OMG!!! That is like super rare! YOu havvvve to breed him now!!!



Oh wait thats not right.. 

Its just a made up term usually used for a bloodline.


----------



## texpitbull2 (Aug 13, 2007)

gator was a dog . im thinking some people refer to the pups off him as being gator blooded or of the gator blood line . i think . i also think gator was a fighting dog back in the day .


----------



## 9361 (Jun 25, 2009)

I would still like to know the definition! lol


----------



## texpitbull2 (Aug 13, 2007)

this site has some info on gator

I gamedog gallery


----------



## Marty (Dec 10, 2005)

I got a buddy that has the rare Goatermouth, now thats the stuff you want right there LOL


----------



## SEO (Jul 7, 2009)

Actually they were refering to the coloring on her mouth. Gator was a GB dog. He is on my dogs ped and they have the same purple pigmentation. I just wanted the read the sarcastic (funny) stuff you all would write. I dont know if it's true or not.


----------



## texpitbull2 (Aug 13, 2007)

ok what it boils down to is some people think that the dog it self makes the bloodline and some think that the breeded make it . CH. Gator was a dog and pups off him were gator bloodline . does the dogs have gator in it who knows without traceing back his line . some other people think they can look at a dog and tell the bloodline and thats why they was told that . best answer i can give you .


----------



## American_Pit13 (Apr 23, 2007)

texpitbull2 said:


> gator was a dog . im thinking some people refer to the pups off him as being gator blooded or of the gator blood line . i think . i also think gator was a fighting dog back in the day .

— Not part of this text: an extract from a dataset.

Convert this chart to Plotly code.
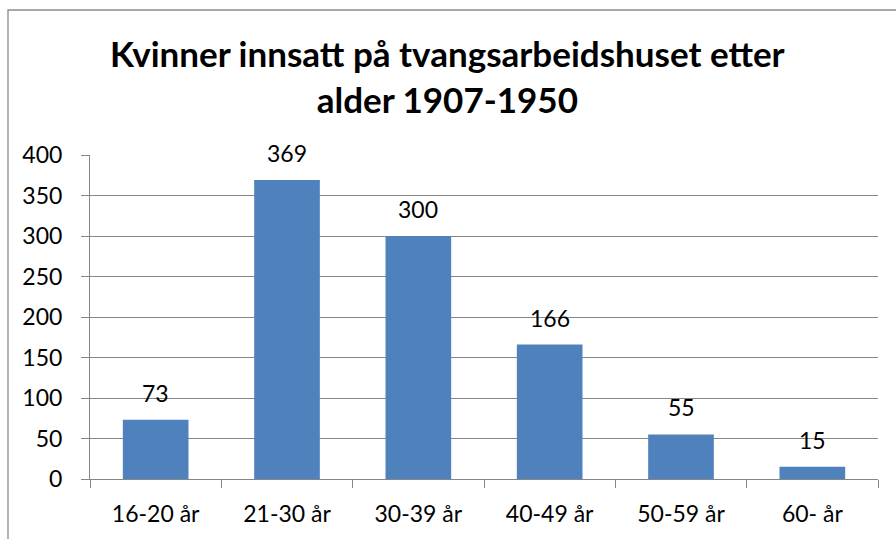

Now thats the true part of it..

How ever terms like Gator mouth is where someone who had no idea what they are talking about is trying to look cool and throw our terms that don't exist. There are several others, I am sure someone will chime in with them.


----------



## smokey_joe (Oct 14, 2005)

I've just spent like 30 minutes looking for an old thread about this. Gator Mouth and Texas Rednose and dogs of that sort with the moo moo pattern rock. Search it, you'll find funny stuff.


----------